** Begin Material provided **
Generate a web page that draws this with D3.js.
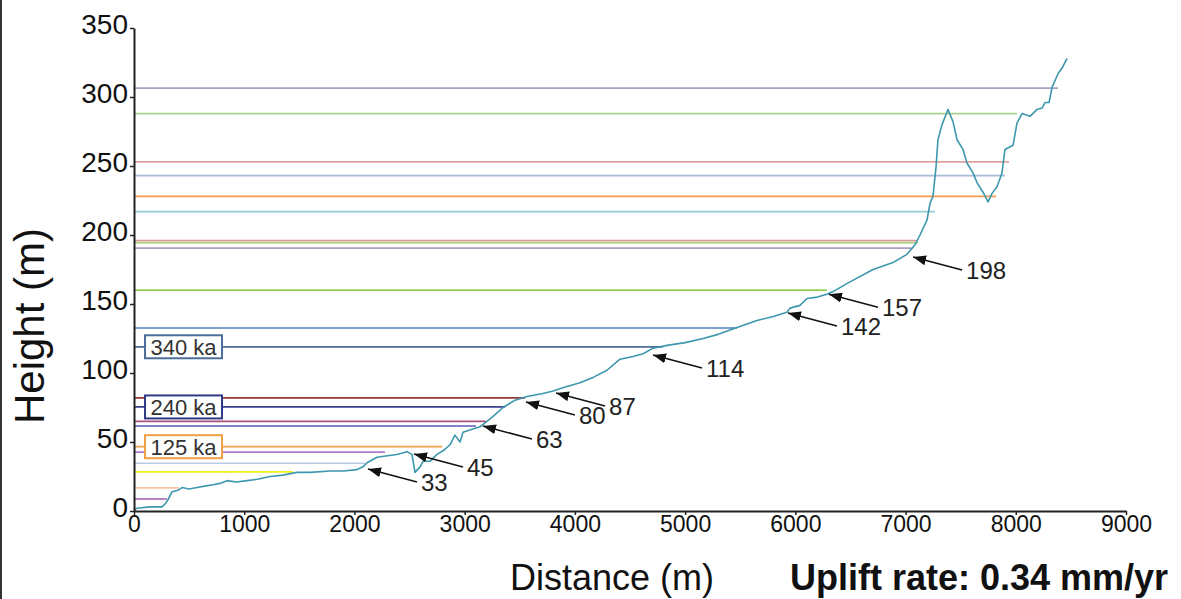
<!DOCTYPE html>
<html>
<head>
<meta charset="utf-8">
<script src="https://cdn.jsdelivr.net/npm/d3@7"></script>
<style>
  body { margin: 0; background: #fff; }
  svg { display: block; font-family: "Liberation Sans", Arial, sans-serif; }
</style>
</head>
<body>
<div class="profileChart"></div>
<script>
// river long profile (distance m, height m)
const profileDist = [0, 27, 145, 254, 281, 308, 345, 399, 436, 500, 572, 640, 717, 780, 844, 930, 1025, 1120, 1234, 1350,
  1479, 1600, 1778, 1900, 2023, 2078, 2114, 2205, 2300, 2386, 2477, 2522, 2549, 2595, 2622, 2686, 2749, 2810, 2867, 2912,
  2958, 2985, 3060, 3139, 3250, 3348, 3450, 3566, 3700, 3802, 3920, 4046, 4170, 4291, 4409, 4527, 4620, 4709, 4836, 5000,
  5163, 5300, 5471, 5652, 5800, 5924, 5952, 6042, 6106, 6200, 6287, 6342, 6496, 6705, 6886, 7013, 7086, 7131, 7195, 7222,
  7249, 7276, 7294, 7331, 7385, 7431, 7467, 7521, 7558, 7612, 7648, 7703, 7748, 7784, 7830, 7875, 7902, 7975, 8011, 8057,
  8129, 8193, 8238, 8265, 8302, 8329, 8384, 8420, 8465];
const profileHeight = [1, 2, 3, 3, 5, 8, 14, 15, 17, 16, 17, 18, 19, 20, 22, 21, 22, 23, 25, 26,
  28, 28, 29, 29, 30, 32, 35, 39, 40, 41, 43, 41, 28, 32, 36, 36, 41, 44, 48, 55,
  50, 57, 59, 61, 68, 75, 80, 83, 85, 87, 90, 93, 97, 102, 110, 112, 114, 118, 120, 122,
  125, 128, 133, 138, 141, 144, 147, 149, 154, 155, 157, 159, 166, 175, 180, 186, 193, 200, 211, 223,
  228, 249, 269, 280, 291, 282, 269, 262, 252, 245, 238, 231, 224, 230, 235, 245, 262, 265, 281, 288,
  286, 291, 292, 296, 296, 307, 317, 321, 328];

// terrace levels (height m) and the distance where each line stops
const terraceHeights = [306.5, 288, 253, 243, 228, 217, 196, 194.5, 190.5, 160, 132.6, 119, 82, 75.4, 65, 61.6, 46.6, 42.7, 34.6, 28.3, 16.7, 8.7];
const terraceEnds = [8383, 8011, 7939, 7902, 7821, 7267, 7113, 7113, 7068, 6287, 5471, 4800, 3547, 3366, 3194, 3103, 2794, 2277, 2096, 1443, 408, 299];
const terraceColors = ["#a7a3c6", "#a9d18e", "#e0a29c", "#a9bcd9", "#f79a52", "#92cbd8", "#d99694", "#a6c97a", "#b0a0c8", "#92d050",
  "#4f81bd", "#4d6d9a", "#953735", "#3b3f8c", "#a8507e", "#5a5ac0", "#f2a24a", "#b47cc6", "#b8cce4", "#eeee10", "#fac4a4", "#a05ab4"];

// age boxes
const boxLabels = ["340 ka", "240 ka", "125 ka"];
const boxHeights = [119, 75.4, 46.6];
const boxColors = ["#4d6d9a", "#2e3a87", "#f0a040"];

// arrow annotations (point on profile)
const noteLabels = ["33", "45", "63", "80", "87", "114", "142", "157", "198"];
const noteDist = [2114, 2531, 3157, 3547, 3820, 4700, 5924, 6296, 7059];
const noteHeight = [30.4, 41.3, 61.6, 79, 85.5, 113, 143.5, 157, 184];

const xTicks = d3.range(0, 9001, 1000);
const yTicks = d3.range(0, 351, 50);

const W = 1181, H = 599;
const margin = { top: 28, right: 55, bottom: 88, left: 134 };

const x = d3.scaleLinear().domain([0, 9000]).range([margin.left, W - margin.right]);
const y = d3.scaleLinear().domain([0, 350]).range([H - margin.bottom, margin.top]);

const svg = d3.select(".profileChart").append("svg")
    .attr("width", W)
    .attr("height", H);

// left frame edge
svg.append("rect").attr("x", 0).attr("y", 0).attr("width", 2).attr("height", H).attr("fill", "#333");

svg.append("defs").append("marker")
    .attr("id", "head")
    .attr("viewBox", "0 0 13 10")
    .attr("refX", 13).attr("refY", 5)
    .attr("markerWidth", 13).attr("markerHeight", 10)
    .attr("markerUnits", "userSpaceOnUse")
    .attr("orient", "auto")
  .append("path").attr("d", "M0,0L13,5L0,10Z").attr("fill", "#111");

// terrace lines
svg.append("g").selectAll("line")
  .data(terraceHeights)
  .join("line")
    .attr("x1", x(0))
    .attr("x2", (d, i) => x(terraceEnds[i]))
    .attr("y1", d => y(d))
    .attr("y2", d => y(d))
    .attr("stroke", (d, i) => terraceColors[i])
    .attr("stroke-width", 1.7);

// profile
const line = d3.line().x(d => x(d[0])).y(d => y(d[1]));
svg.append("path")
    .datum(profileDist.map((d, i) => [d, profileHeight[i]]))
    .attr("fill", "none")
    .attr("stroke", "#3d97ad")
    .attr("stroke-width", 1.6)
    .attr("stroke-linejoin", "round")
    .attr("d", line);

// age boxes
const box = svg.append("g").selectAll("g")
  .data(boxLabels)
  .join("g")
    .attr("transform", (d, i) => "translate(" + x(100) + "," + y(boxHeights[i]) + ")");
box.append("rect")
    .attr("x", 0).attr("y", -11.5)
    .attr("width", 77).attr("height", 23)
    .attr("fill", "#fff")
    .attr("stroke", (d, i) => boxColors[i])
    .attr("stroke-width", 2);
box.append("text")
    .attr("x", 38.5).attr("y", 0).attr("dy", "0.36em")
    .attr("text-anchor", "middle")
    .attr("font-size", 22)
    .attr("fill", "#333")
    .text(d => d);

// annotations
const note = svg.append("g").selectAll("g")
  .data(noteLabels)
  .join("g")
    .attr("transform", (d, i) => "translate(" + x(noteDist[i]) + "," + y(noteHeight[i]) + ")");
note.append("line")
    .attr("x1", 50).attr("y1", 13)
    .attr("x2", 1).attr("y2", 0)
    .attr("stroke", "#111")
    .attr("stroke-width", 1.5)
    .attr("marker-end", "url(#head)");
note.append("text")
    .attr("x", 54).attr("y", 13).attr("dy", "0.36em")
    .attr("font-size", 24)
    .attr("fill", "#222")
    .text(d => d);

// axes
const xAxis = svg.append("g")
    .attr("transform", "translate(0," + y(0) + ")")
    .call(d3.axisBottom(x).tickValues(xTicks).tickFormat(d3.format("d")).tickSize(4).tickPadding(1).tickSizeOuter(0));
const yAxis = svg.append("g")
    .attr("transform", "translate(" + x(0) + ",0)")
    .call(d3.axisLeft(y).tickValues(yTicks).tickFormat(d3.format("d")).tickSize(4).tickPadding(2).tickSizeOuter(0));

[xAxis, yAxis].forEach(g => {
  g.select(".domain").attr("stroke", "#222").attr("stroke-width", 2);
  g.selectAll(".tick line").attr("stroke", "#222").attr("stroke-width", 1.5);
  g.selectAll(".tick text").attr("fill", "#111").attr("font-family", "'Liberation Sans', Arial, sans-serif");
});
xAxis.selectAll(".tick text").attr("font-size", 23);
yAxis.selectAll(".tick text").attr("font-size", 28).attr("dy", "0.2em");

// axis titles
svg.append("text")
    .attr("transform", "translate(44," + 326 + ") rotate(-90)")
    .attr("text-anchor", "middle")
    .attr("font-size", 42)
    .attr("fill", "#111")
    .text("Height (m)");

svg.append("text")
    .attr("x", 612).attr("y", 590)
    .attr("text-anchor", "middle")
    .attr("font-size", 36)
    .attr("fill", "#111")
    .text("Distance (m)");

svg.append("text")
    .attr("x", 790).attr("y", 590)
    .attr("font-size", 36)
    .attr("font-weight", "bold")
    .attr("fill", "#111")
    .text("Uplift rate: 0.34 mm/yr");
</script>
</body>
</html>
** End Material provided **
Print the data above verbatim from the first line through the line holding "286, 291, 292, 296, 296, 307, 317, 321, 328];", leaving every picture out.

● Reply to the exercise:
Generate a web page that draws this with D3.js.
<!DOCTYPE html>
<html>
<head>
<meta charset="utf-8">
<script src="https://cdn.jsdelivr.net/npm/d3@7"></script>
<style>
  body { margin: 0; background: #fff; }
  svg { display: block; font-family: "Liberation Sans", Arial, sans-serif; }
</style>
</head>
<body>
<div class="profileChart"></div>
<script>
// river long profile (distance m, height m)
const profileDist = [0, 27, 145, 254, 281, 308, 345, 399, 436, 500, 572, 640, 717, 780, 844, 930, 1025, 1120, 1234, 1350,
  1479, 1600, 1778, 1900, 2023, 2078, 2114, 2205, 2300, 2386, 2477, 2522, 2549, 2595, 2622, 2686, 2749, 2810, 2867, 2912,
  2958, 2985, 3060, 3139, 3250, 3348, 3450, 3566, 3700, 3802, 3920, 4046, 4170, 4291, 4409, 4527, 4620, 4709, 4836, 5000,
  5163, 5300, 5471, 5652, 5800, 5924, 5952, 6042, 6106, 6200, 6287, 6342, 6496, 6705, 6886, 7013, 7086, 7131, 7195, 7222,
  7249, 7276, 7294, 7331, 7385, 7431, 7467, 7521, 7558, 7612, 7648, 7703, 7748, 7784, 7830, 7875, 7902, 7975, 8011, 8057,
  8129, 8193, 8238, 8265, 8302, 8329, 8384, 8420, 8465];
const profileHeight = [1, 2, 3, 3, 5, 8, 14, 15, 17, 16, 17, 18, 19, 20, 22, 21, 22, 23, 25, 26,
  28, 28, 29, 29, 30, 32, 35, 39, 40, 41, 43, 41, 28, 32, 36, 36, 41, 44, 48, 55,
  50, 57, 59, 61, 68, 75, 80, 83, 85, 87, 90, 93, 97, 102, 110, 112, 114, 118, 120, 122,
  125, 128, 133, 138, 141, 144, 147, 149, 154, 155, 157, 159, 166, 175, 180, 186, 193, 200, 211, 223,
  228, 249, 269, 280, 291, 282, 269, 262, 252, 245, 238, 231, 224, 230, 235, 245, 262, 265, 281, 288,
  286, 291, 292, 296, 296, 307, 317, 321, 328];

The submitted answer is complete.